▶ _WORK TO DO_: Starting at the line that contains "Rebuild this chart", copy every line down to the line that contains "4.4, 3.9, 3.2]", inclusive, exactly as it stands. Omit all other lines.

(Charts and diagrams as code)
# # # # #

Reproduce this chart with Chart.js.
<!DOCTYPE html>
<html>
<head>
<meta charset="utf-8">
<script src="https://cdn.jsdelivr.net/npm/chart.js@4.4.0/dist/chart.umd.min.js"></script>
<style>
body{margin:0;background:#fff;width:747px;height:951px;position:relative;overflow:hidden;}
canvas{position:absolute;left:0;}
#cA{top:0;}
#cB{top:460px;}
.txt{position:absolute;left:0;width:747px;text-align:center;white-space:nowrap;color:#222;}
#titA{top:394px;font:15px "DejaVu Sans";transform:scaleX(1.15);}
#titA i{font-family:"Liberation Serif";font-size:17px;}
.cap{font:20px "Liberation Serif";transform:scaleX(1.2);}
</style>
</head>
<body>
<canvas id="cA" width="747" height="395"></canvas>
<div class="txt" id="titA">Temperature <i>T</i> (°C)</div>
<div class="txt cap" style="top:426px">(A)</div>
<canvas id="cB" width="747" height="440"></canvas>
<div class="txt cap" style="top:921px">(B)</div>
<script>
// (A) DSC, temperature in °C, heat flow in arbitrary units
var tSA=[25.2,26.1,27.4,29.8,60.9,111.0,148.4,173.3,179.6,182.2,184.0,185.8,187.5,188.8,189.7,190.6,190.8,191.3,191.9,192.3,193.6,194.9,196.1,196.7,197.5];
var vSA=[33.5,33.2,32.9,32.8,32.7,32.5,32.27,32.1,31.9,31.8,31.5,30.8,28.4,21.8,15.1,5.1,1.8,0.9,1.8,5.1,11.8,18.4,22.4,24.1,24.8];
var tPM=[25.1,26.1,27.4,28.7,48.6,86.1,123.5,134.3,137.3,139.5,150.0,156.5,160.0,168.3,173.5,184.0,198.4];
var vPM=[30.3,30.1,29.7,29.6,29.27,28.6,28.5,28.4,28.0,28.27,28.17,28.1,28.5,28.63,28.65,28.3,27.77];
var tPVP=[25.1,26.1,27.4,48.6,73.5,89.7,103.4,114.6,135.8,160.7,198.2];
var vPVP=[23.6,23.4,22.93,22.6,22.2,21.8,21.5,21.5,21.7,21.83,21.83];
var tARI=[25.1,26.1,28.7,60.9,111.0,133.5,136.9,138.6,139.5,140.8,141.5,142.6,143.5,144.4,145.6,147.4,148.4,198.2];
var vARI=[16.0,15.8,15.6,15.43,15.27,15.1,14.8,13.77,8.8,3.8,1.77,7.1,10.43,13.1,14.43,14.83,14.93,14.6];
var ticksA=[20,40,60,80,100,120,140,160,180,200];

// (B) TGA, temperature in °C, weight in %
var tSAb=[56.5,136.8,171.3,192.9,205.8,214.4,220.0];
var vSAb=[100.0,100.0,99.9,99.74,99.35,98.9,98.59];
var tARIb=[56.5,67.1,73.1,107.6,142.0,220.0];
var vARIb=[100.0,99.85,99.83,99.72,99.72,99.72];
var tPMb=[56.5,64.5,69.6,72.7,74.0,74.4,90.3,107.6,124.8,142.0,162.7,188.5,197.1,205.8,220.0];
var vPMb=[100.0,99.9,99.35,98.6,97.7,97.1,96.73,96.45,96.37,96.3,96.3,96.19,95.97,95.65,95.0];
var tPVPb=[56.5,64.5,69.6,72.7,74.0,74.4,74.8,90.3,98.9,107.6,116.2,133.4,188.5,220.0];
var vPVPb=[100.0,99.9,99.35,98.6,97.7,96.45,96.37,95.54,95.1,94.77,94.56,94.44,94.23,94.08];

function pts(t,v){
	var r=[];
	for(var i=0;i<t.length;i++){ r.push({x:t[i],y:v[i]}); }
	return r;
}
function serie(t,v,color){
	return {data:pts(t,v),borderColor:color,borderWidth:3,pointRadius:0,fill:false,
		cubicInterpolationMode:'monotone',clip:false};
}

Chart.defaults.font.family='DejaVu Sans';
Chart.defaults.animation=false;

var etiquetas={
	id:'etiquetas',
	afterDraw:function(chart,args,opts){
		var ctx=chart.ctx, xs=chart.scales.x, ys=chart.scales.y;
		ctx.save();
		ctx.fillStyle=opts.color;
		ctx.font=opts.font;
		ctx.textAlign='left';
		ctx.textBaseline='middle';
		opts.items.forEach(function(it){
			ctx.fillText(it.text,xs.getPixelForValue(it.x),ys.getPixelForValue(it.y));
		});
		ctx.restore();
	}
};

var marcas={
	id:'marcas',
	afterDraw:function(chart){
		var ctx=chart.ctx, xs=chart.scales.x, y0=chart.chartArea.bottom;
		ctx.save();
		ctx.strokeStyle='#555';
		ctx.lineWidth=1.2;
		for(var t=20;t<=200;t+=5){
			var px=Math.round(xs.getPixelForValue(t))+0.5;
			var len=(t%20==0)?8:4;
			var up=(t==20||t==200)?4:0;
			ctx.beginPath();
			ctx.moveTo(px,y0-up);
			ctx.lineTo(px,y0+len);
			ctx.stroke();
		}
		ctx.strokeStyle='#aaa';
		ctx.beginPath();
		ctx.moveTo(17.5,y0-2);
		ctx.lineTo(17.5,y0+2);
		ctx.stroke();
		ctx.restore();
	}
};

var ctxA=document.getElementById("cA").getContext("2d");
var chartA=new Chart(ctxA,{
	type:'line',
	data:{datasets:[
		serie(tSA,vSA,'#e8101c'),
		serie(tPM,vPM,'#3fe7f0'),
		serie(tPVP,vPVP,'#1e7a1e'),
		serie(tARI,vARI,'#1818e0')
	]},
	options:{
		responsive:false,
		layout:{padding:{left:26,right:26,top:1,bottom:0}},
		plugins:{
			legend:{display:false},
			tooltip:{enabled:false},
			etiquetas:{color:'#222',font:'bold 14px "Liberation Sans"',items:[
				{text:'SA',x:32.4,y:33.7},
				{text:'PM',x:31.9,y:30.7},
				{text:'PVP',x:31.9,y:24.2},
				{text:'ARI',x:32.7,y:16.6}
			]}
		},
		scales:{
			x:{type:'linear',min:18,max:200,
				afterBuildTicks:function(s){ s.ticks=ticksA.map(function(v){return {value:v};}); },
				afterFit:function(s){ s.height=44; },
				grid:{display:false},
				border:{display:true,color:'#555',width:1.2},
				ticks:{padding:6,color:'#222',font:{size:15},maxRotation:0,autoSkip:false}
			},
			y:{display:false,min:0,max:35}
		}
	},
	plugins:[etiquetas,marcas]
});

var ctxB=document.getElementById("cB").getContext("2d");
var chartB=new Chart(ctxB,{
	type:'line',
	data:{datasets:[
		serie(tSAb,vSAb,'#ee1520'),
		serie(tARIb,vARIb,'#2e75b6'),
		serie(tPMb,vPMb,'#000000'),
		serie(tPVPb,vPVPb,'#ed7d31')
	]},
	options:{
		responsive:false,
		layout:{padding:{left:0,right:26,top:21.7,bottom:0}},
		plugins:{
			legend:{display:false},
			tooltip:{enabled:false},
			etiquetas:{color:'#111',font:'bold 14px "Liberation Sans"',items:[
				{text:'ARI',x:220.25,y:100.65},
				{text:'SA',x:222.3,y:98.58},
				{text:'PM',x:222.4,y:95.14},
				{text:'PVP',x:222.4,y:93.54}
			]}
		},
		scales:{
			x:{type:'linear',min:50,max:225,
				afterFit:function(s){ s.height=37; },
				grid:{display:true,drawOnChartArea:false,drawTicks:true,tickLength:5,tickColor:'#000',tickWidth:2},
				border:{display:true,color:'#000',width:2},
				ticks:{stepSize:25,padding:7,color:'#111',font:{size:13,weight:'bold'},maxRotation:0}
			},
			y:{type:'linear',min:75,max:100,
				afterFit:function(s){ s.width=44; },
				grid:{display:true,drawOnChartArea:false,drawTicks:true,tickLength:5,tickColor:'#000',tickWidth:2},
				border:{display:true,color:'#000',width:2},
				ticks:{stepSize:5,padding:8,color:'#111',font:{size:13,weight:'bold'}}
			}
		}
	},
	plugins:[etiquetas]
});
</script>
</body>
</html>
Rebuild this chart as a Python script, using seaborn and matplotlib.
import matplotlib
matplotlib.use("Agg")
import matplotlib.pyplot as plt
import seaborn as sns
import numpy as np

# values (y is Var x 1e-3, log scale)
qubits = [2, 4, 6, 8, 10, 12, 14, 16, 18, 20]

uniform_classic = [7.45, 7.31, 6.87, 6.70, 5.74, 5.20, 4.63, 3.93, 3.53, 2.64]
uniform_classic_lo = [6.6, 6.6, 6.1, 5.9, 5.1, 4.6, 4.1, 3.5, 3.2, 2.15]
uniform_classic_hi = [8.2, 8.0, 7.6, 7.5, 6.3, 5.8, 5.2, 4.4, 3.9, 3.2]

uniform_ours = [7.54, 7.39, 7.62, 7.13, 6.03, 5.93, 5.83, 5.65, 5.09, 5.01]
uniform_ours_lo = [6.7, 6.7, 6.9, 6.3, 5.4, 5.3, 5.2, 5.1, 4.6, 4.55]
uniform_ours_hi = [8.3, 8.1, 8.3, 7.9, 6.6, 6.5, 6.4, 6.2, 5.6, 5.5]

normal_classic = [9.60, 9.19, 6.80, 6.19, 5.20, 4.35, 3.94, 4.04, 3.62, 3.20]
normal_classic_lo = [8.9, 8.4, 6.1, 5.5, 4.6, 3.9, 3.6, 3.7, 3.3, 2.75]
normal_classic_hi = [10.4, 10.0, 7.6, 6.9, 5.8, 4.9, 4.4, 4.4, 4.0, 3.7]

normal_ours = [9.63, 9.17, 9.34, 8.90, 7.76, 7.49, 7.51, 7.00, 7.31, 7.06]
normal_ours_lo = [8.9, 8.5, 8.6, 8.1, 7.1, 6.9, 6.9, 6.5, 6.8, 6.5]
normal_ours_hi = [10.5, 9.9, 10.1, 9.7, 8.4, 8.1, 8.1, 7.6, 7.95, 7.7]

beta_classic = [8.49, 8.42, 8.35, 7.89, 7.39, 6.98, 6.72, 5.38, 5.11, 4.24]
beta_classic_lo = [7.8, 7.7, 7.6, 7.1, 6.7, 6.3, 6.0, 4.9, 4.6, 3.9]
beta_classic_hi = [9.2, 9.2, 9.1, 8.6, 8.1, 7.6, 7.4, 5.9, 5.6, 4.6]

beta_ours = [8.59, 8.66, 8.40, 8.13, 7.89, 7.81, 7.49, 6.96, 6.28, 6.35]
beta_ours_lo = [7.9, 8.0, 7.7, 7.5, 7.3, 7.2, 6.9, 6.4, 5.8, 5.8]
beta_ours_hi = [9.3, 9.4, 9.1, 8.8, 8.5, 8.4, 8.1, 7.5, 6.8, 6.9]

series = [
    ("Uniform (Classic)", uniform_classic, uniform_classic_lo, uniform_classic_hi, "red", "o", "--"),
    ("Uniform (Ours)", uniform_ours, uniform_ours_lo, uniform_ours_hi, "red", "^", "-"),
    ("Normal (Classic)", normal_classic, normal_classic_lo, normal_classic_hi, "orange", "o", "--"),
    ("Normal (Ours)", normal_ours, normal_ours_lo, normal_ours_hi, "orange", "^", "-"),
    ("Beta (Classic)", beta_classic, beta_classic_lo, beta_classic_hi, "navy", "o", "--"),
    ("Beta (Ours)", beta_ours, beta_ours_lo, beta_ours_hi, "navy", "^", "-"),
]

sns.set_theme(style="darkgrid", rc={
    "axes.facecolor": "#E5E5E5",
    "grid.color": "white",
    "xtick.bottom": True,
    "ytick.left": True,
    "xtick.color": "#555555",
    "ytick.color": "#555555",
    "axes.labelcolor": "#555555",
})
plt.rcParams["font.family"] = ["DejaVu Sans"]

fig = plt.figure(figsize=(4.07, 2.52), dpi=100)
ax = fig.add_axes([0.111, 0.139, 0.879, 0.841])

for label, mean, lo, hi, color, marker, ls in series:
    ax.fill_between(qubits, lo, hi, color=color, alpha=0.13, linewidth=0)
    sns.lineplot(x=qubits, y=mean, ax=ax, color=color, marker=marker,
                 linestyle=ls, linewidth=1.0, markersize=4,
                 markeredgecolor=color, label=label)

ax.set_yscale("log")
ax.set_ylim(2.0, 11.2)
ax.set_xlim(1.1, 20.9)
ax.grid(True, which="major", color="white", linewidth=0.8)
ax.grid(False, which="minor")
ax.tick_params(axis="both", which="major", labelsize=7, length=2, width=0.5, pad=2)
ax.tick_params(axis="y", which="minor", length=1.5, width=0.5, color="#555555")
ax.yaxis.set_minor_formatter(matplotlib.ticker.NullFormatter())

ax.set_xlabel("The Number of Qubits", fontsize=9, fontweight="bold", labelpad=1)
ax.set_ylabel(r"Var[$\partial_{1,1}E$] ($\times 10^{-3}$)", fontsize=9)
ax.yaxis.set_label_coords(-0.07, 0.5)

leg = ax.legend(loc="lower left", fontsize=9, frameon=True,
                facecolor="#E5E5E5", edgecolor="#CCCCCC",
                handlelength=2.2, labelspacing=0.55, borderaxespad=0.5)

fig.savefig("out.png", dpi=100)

# # # # #

▶ _PROBLEM SOLUTION_:
Rebuild this chart as a Python script, using seaborn and matplotlib.
import matplotlib
matplotlib.use("Agg")
import matplotlib.pyplot as plt
import seaborn as sns
import numpy as np

# values (y is Var x 1e-3, log scale)
qubits = [2, 4, 6, 8, 10, 12, 14, 16, 18, 20]

uniform_classic = [7.45, 7.31, 6.87, 6.70, 5.74, 5.20, 4.63, 3.93, 3.53, 2.64]
uniform_classic_lo = [6.6, 6.6, 6.1, 5.9, 5.1, 4.6, 4.1, 3.5, 3.2, 2.15]
uniform_classic_hi = [8.2, 8.0, 7.6, 7.5, 6.3, 5.8, 5.2, 4.4, 3.9, 3.2]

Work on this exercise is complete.